Klein, aber oho. Ein Schließfach für das Wichtigste im Leben Foto: Lichtgut/Archiv

Unspektakulär, aber wichtig: Eine Stiftung hat in Ludwigsburg eine Schließfachanlage für Obdachlose gespendet. Für die Betroffenen hat sie eine Bedeutung, die sich Otto-Normalbürger kaum vorstellen können.

Ludwigsburg - Für Otto-Normalbürger ist die neue Schließfachanlage im Garten der Wohnungslosenhilfe Ludwigsburg einfach eine Schließfachanlage. Für diejenigen, die sie nutzen dürfen, hat die Anlage eine viel größere Bedeutung: In den kleinen Boxen können sie all ihren Besitz unterbringen. Den Beutel mit den wichtigsten Papieren, die Tüten mit den Kleidern, die Isomatte oder was sonst nötig ist für das Überleben auf der Straße. Sind die Sachen in den Boxen verwahrt, müssen sich die Obdachlosen keine Sorgen mehr machen, dass ihnen ihr letzter Besitz beim Aufenthalt in der Stadt gestohlen wird. „Das ist eine super Sache“, sagt Heinrich Knodel, der Leiter der Ludwigsburger Wohnungslosenhilfe, wo die Anlage mit neun Fächern am Freitag offiziell eröffnet worden ist. Und super findet er die Sache nicht nur deshalb, weil die Taschen und Tüten nun nicht mehr in seinem Büro lagern.

Nächte in der Unterführung

Die gemeinnützige Einrichtung betreut in ihrer Tagesstätte in der Friedrichstraße aktuell 53 wohnungslose Menschen. Die Schließfächer sind für die Klienten, für die definitiv keine Unterkunft gefunden wird. Entweder weil die Betroffenen psychisch schwer krank oder alkoholabhängig sind und deshalb in keiner Unterkunft (mehr) aufgenommen werden. Oder weil sie keinen Anspruch auf Sozialhilfeleistungen in Deutschland haben – also auch nicht auf einen Platz in einer Obdachlosenunterkunft. Zurzeit befinden sich sieben Männer in einer solch aussichtslosen Situation.

Fünf davon stammen aus Osteuropa, dürfen also offiziell nicht betreut werden. Sie versuchen, in Ludwigsburg Geld für den Lebensunterhalt in ihrer Heimat zu verdienen, indem sie die Straßenzeitung „Trottwar“ verkaufen oder indem sie betteln. In der Tagesstätte können sie sich und ihre Wäsche waschen und essen – doch die Nächte verbringen die Männer in Unterführungen oder Parks.

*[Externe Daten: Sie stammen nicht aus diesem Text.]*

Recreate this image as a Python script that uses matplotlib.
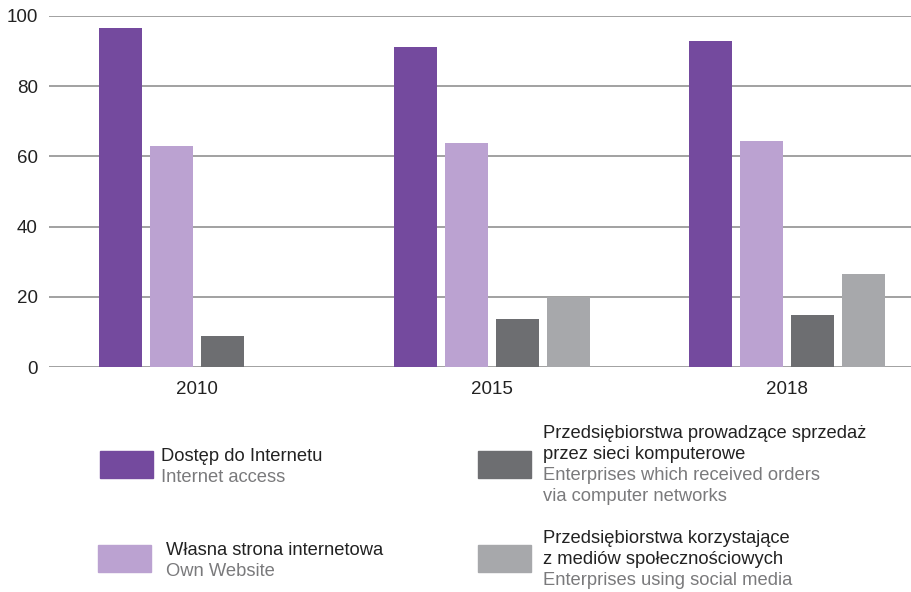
import numpy as np
import matplotlib.pyplot as plt
from matplotlib.patches import Rectangle

plt.rcParams['font.family'] = ['Liberation Sans', 'DejaVu Sans']

years = ['2010', '2015', '2018']
internet_access = [96.6, 91.2, 92.9]
own_website = [63.0, 63.8, 64.4]
orders_networks = [8.8, 13.7, 14.8]
social_media = [np.nan, 19.9, 26.5]

series = [internet_access, own_website, orders_networks, social_media]
colors = ['#744a9e', '#bba2d1', '#6d6e71', '#a7a8ab']
labels_pl = [['Dostęp do Internetu'], ['Własna strona internetowa'],
             ['Przedsiębiorstwa prowadzące sprzedaż', 'przez sieci komputerowe'],
             ['Przedsiębiorstwa korzystające', 'z mediów społecznościowych']]
labels_en = [['Internet access'], ['Own Website'],
             ['Enterprises which received orders', 'via computer networks'],
             ['Enterprises using social media']]

W, H = 911, 592
fig = plt.figure(figsize=(W / 100, H / 100), dpi=100)
ax = fig.add_axes([49 / W, (H - 367) / H, 1 - 49 / W, (367 - 16) / H])

x = np.arange(len(years))
step = 0.173
width = 0.146
for i, (vals, c) in enumerate(zip(series, colors)):
    ax.bar(x + (i - 1.5) * step, vals, width=width, color=c, zorder=3)

ax.set_xlim(-0.502, 2.42)
ax.set_ylim(0, 100)
ax.set_yticks([0, 20, 40, 60, 80, 100])
ax.set_xticks(x)
ax.set_xticklabels(years)
ax.yaxis.grid(True, color='#9a9a9a', linewidth=1.3, zorder=0)
ax.set_axisbelow(True)
for s in ax.spines.values():
    s.set_visible(False)
ax.tick_params(axis='both', length=0, labelsize=13.5, colors='#222222')
ax.tick_params(axis='y', pad=8)
ax.tick_params(axis='x', pad=10)


def px(xp, yp):
    return xp / W, 1 - yp / H


# legend drawn by hand, two columns
patch_pos = [(100, 451), (98, 545), (478, 451), (478, 545)]
text_pos = [(161, 461), (166, 555), (543, 438), (543, 543)]
line_h = 21
for i in range(4):
    xp, yp = patch_pos[i]
    fx, fy = px(xp, yp + 27)
    fig.patches.append(Rectangle((fx, fy), 53 / W, 27 / H, color=colors[i],
                                 transform=fig.transFigure, figure=fig))
    tx, ty = text_pos[i]
    lines = [(t, '#222222') for t in labels_pl[i]] + \
            [(t, '#7a7a7c') for t in labels_en[i]]
    for k, (t, col) in enumerate(lines):
        fig.text(*px(tx, ty + k * line_h), t, fontsize=13.2, color=col,
                 va='baseline')

fig.savefig('out.png', dpi=100)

Häftlinge helfen Obdachlosen

Das Schlimmste am Leben auf der Straße, hat Knodel bei den vielen Gesprächen mit Betroffenen gelernt, ist die ständige Angst um den Verlust des Besitzes, etwa weil der Rucksack gestohlen wird. Das ist, übersetzt Knodel, wie wenn Otto-Normalbürgern die Wohnung weg genommen würde. Mit den neuen Fächern müssen Obdachlose sich zumindest diese Sorgen nicht mehr machen.

Die Anlage im Wert von rund 5000 Euro ist ein Geschenk der in Stuttgart beheimateten Möhler-Stiftung. Gefertigt wurde sie von Häftlingen in der JVA Heilbronn. Eine erste solche Anlage hat die Organisation, die Menschen in Notlagen helfen will, vor gut zwei Jahren der Caritas-Tagesstätte in der Stuttgarter Olgastraße gestiftet.